== Given material ==
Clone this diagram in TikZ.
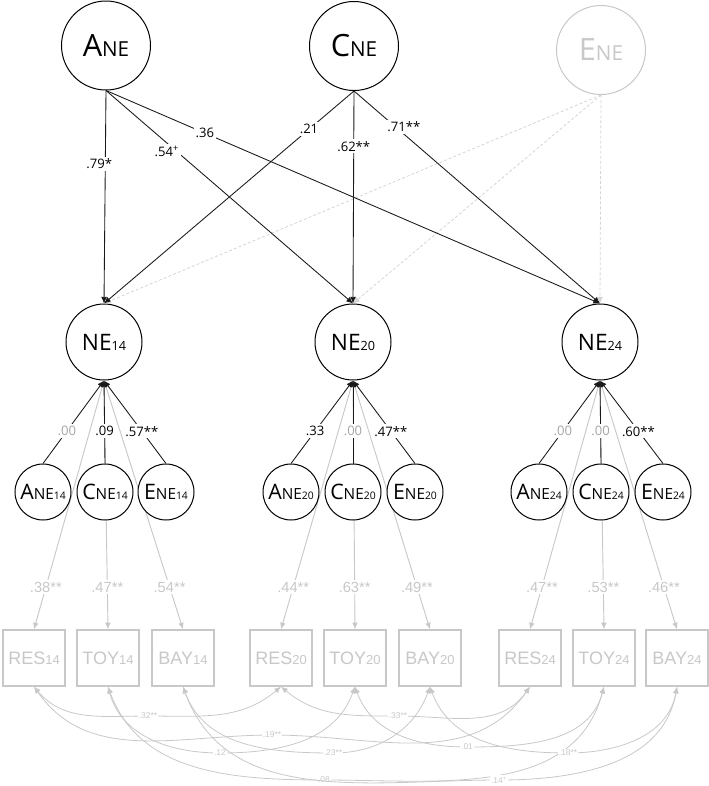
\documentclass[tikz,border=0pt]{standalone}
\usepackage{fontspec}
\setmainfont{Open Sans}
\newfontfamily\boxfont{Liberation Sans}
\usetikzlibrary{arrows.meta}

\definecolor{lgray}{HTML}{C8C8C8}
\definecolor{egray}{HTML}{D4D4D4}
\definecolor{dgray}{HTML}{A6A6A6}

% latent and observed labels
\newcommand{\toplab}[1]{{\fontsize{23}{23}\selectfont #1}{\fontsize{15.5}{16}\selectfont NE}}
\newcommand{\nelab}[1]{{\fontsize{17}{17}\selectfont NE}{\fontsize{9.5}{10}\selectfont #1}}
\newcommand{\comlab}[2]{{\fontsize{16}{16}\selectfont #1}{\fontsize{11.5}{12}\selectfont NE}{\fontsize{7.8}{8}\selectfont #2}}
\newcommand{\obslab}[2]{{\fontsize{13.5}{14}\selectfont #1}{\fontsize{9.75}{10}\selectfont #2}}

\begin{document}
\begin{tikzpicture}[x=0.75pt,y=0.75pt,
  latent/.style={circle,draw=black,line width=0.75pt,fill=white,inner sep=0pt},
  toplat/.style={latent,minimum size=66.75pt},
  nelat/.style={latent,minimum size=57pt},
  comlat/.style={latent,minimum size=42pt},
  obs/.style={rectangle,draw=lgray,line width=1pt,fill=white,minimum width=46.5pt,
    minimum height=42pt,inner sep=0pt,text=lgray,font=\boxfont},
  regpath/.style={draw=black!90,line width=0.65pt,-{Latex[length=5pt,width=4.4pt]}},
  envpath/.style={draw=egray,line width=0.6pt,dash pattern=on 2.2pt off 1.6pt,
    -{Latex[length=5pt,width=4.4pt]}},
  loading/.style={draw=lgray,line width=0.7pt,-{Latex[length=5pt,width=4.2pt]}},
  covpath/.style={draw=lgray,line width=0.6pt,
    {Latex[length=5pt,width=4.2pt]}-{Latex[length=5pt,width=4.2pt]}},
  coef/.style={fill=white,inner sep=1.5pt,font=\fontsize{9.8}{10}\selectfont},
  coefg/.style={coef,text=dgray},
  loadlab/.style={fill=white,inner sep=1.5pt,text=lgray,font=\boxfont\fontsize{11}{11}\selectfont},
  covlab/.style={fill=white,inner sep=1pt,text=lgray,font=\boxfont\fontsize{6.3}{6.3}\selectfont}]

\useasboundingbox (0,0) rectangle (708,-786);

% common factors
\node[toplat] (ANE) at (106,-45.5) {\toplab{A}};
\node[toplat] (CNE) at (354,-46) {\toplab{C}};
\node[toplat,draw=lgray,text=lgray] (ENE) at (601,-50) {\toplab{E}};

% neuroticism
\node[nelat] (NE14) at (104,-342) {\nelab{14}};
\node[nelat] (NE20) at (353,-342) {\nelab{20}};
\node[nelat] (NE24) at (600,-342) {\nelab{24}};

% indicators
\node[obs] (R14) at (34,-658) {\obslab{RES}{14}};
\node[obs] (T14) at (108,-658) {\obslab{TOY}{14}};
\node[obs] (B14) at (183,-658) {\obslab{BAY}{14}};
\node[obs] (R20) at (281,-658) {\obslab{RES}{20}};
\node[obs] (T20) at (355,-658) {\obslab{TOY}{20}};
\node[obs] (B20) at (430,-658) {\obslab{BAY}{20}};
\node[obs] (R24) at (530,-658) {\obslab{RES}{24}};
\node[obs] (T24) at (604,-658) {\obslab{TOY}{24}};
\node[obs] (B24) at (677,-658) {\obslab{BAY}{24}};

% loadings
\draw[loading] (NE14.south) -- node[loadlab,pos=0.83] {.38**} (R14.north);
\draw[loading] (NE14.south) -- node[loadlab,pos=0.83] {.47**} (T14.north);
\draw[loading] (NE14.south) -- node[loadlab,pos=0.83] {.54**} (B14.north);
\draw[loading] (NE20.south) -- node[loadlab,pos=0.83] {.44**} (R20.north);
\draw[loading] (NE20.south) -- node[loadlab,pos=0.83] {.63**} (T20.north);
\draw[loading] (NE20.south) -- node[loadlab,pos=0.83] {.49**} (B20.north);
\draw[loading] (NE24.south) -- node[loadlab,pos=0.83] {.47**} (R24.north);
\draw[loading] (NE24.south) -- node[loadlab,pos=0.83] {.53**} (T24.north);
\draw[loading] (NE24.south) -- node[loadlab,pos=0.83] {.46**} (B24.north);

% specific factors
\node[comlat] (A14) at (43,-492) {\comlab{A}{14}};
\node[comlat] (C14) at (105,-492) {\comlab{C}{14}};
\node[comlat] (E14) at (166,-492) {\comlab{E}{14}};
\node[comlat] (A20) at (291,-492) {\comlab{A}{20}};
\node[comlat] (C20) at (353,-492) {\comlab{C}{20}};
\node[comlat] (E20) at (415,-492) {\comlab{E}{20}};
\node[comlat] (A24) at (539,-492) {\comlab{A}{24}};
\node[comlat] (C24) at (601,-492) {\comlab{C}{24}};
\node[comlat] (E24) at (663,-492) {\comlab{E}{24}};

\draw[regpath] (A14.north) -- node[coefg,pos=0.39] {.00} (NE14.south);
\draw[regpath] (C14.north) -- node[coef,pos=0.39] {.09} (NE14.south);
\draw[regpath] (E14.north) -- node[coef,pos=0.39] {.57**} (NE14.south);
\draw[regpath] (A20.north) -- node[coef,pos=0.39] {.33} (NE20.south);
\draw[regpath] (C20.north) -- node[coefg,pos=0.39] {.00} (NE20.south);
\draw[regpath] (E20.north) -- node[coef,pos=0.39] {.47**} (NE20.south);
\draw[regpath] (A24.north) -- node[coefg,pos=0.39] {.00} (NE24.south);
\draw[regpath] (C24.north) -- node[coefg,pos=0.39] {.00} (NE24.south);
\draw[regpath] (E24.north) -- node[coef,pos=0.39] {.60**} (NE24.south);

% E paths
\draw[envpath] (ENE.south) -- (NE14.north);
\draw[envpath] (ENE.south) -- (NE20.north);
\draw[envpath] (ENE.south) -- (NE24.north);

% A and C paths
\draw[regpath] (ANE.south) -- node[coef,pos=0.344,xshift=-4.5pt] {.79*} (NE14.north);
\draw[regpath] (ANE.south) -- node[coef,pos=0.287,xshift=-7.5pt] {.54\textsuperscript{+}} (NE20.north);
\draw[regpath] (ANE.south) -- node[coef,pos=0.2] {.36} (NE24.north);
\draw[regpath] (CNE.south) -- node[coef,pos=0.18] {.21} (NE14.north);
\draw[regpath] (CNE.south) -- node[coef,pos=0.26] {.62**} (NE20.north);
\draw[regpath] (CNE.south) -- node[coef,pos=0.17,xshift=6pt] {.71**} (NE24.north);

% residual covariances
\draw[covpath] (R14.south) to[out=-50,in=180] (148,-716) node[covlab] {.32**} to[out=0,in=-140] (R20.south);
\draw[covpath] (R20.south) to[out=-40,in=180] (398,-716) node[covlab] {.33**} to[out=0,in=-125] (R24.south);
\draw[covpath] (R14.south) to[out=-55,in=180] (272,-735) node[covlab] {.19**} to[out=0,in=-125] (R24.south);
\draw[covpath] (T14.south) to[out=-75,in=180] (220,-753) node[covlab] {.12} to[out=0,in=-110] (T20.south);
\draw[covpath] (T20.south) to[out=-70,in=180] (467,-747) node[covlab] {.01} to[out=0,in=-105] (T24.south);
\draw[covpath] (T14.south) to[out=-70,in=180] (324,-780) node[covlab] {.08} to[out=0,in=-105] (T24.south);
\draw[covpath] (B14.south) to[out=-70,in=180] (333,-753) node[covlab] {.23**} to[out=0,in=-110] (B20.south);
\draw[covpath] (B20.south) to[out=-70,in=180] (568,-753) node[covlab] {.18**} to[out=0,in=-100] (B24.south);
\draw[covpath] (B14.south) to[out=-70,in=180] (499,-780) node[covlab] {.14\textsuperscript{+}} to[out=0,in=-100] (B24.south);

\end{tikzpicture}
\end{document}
===
__Aim of the task__. Print the data above verbatim from the first line through the line holding "(0,0) rectangle (708,-786);", leaving every picture out.

__Final answer__.
Clone this diagram in TikZ.
\documentclass[tikz,border=0pt]{standalone}
\usepackage{fontspec}
\setmainfont{Open Sans}
\newfontfamily\boxfont{Liberation Sans}
\usetikzlibrary{arrows.meta}

\definecolor{lgray}{HTML}{C8C8C8}
\definecolor{egray}{HTML}{D4D4D4}
\definecolor{dgray}{HTML}{A6A6A6}

% latent and observed labels
\newcommand{\toplab}[1]{{\fontsize{23}{23}\selectfont #1}{\fontsize{15.5}{16}\selectfont NE}}
\newcommand{\nelab}[1]{{\fontsize{17}{17}\selectfont NE}{\fontsize{9.5}{10}\selectfont #1}}
\newcommand{\comlab}[2]{{\fontsize{16}{16}\selectfont #1}{\fontsize{11.5}{12}\selectfont NE}{\fontsize{7.8}{8}\selectfont #2}}
\newcommand{\obslab}[2]{{\fontsize{13.5}{14}\selectfont #1}{\fontsize{9.75}{10}\selectfont #2}}

\begin{document}
\begin{tikzpicture}[x=0.75pt,y=0.75pt,
  latent/.style={circle,draw=black,line width=0.75pt,fill=white,inner sep=0pt},
  toplat/.style={latent,minimum size=66.75pt},
  nelat/.style={latent,minimum size=57pt},
  comlat/.style={latent,minimum size=42pt},
  obs/.style={rectangle,draw=lgray,line width=1pt,fill=white,minimum width=46.5pt,
    minimum height=42pt,inner sep=0pt,text=lgray,font=\boxfont},
  regpath/.style={draw=black!90,line width=0.65pt,-{Latex[length=5pt,width=4.4pt]}},
  envpath/.style={draw=egray,line width=0.6pt,dash pattern=on 2.2pt off 1.6pt,
    -{Latex[length=5pt,width=4.4pt]}},
  loading/.style={draw=lgray,line width=0.7pt,-{Latex[length=5pt,width=4.2pt]}},
  covpath/.style={draw=lgray,line width=0.6pt,
    {Latex[length=5pt,width=4.2pt]}-{Latex[length=5pt,width=4.2pt]}},
  coef/.style={fill=white,inner sep=1.5pt,font=\fontsize{9.8}{10}\selectfont},
  coefg/.style={coef,text=dgray},
  loadlab/.style={fill=white,inner sep=1.5pt,text=lgray,font=\boxfont\fontsize{11}{11}\selectfont},
  covlab/.style={fill=white,inner sep=1pt,text=lgray,font=\boxfont\fontsize{6.3}{6.3}\selectfont}]

\useasboundingbox (0,0) rectangle (708,-786);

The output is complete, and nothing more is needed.